• **TASK**
Scan the entries below for the word "this". Copy each line that has it.

• **Stored items**
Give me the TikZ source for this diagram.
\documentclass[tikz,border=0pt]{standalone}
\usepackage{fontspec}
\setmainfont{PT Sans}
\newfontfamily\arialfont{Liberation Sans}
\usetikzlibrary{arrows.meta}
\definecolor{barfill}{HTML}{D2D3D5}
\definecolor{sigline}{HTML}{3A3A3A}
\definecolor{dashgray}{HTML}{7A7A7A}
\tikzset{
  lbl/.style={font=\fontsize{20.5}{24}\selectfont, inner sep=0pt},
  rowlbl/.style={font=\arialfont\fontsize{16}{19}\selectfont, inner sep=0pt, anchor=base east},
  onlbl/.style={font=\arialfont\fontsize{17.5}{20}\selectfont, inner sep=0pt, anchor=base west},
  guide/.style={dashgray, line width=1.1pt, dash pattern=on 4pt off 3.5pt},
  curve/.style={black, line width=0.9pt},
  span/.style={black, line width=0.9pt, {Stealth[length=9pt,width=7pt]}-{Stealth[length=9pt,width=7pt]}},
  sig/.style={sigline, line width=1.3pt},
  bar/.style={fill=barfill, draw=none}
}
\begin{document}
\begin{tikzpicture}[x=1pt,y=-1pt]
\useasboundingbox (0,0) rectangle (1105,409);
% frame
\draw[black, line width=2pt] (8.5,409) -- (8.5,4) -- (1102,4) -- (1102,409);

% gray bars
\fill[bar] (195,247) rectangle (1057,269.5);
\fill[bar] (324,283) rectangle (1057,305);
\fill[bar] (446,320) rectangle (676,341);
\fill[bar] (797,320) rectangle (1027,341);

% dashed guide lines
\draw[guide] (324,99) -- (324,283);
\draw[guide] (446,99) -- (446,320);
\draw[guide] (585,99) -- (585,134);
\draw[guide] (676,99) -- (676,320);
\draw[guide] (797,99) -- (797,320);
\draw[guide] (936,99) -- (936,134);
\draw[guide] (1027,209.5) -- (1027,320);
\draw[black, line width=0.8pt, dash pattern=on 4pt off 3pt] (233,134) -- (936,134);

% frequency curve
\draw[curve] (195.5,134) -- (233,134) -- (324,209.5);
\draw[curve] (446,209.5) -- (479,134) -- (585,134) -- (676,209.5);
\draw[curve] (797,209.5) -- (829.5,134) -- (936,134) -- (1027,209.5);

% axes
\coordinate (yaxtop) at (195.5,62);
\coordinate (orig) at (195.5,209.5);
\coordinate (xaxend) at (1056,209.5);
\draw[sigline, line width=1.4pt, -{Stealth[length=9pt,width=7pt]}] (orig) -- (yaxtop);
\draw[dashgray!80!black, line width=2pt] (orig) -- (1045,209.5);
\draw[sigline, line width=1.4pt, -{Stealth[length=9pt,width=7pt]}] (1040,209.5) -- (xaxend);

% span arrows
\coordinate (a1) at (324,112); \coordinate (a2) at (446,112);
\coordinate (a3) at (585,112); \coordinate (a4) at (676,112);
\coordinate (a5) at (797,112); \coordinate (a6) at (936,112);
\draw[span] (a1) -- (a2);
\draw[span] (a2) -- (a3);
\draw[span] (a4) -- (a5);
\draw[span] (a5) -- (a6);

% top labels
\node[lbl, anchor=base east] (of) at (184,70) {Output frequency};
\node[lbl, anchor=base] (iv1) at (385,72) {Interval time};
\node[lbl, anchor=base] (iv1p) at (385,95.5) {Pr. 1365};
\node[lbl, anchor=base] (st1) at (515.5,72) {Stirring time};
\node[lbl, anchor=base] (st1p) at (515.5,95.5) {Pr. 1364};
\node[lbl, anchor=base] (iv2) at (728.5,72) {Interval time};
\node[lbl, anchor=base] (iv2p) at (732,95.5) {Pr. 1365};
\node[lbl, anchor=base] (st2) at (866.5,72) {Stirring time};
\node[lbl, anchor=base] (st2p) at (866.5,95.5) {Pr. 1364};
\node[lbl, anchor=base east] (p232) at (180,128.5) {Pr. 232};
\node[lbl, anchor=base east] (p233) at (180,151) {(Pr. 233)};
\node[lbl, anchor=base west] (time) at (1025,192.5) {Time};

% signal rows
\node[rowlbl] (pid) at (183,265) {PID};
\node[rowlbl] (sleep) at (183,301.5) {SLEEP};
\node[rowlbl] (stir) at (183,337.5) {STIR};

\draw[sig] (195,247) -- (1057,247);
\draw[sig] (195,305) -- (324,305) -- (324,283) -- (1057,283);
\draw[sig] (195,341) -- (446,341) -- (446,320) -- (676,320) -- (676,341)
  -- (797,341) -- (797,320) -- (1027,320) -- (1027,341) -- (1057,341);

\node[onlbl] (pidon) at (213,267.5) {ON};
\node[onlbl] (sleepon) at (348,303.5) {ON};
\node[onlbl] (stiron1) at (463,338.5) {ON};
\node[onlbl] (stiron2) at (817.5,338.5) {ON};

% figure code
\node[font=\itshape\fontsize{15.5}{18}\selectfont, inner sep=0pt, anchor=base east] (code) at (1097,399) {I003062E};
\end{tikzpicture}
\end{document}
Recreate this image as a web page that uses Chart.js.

• **THE SOLUTION**
Give me the TikZ source for this diagram.
Recreate this image as a web page that uses Chart.js.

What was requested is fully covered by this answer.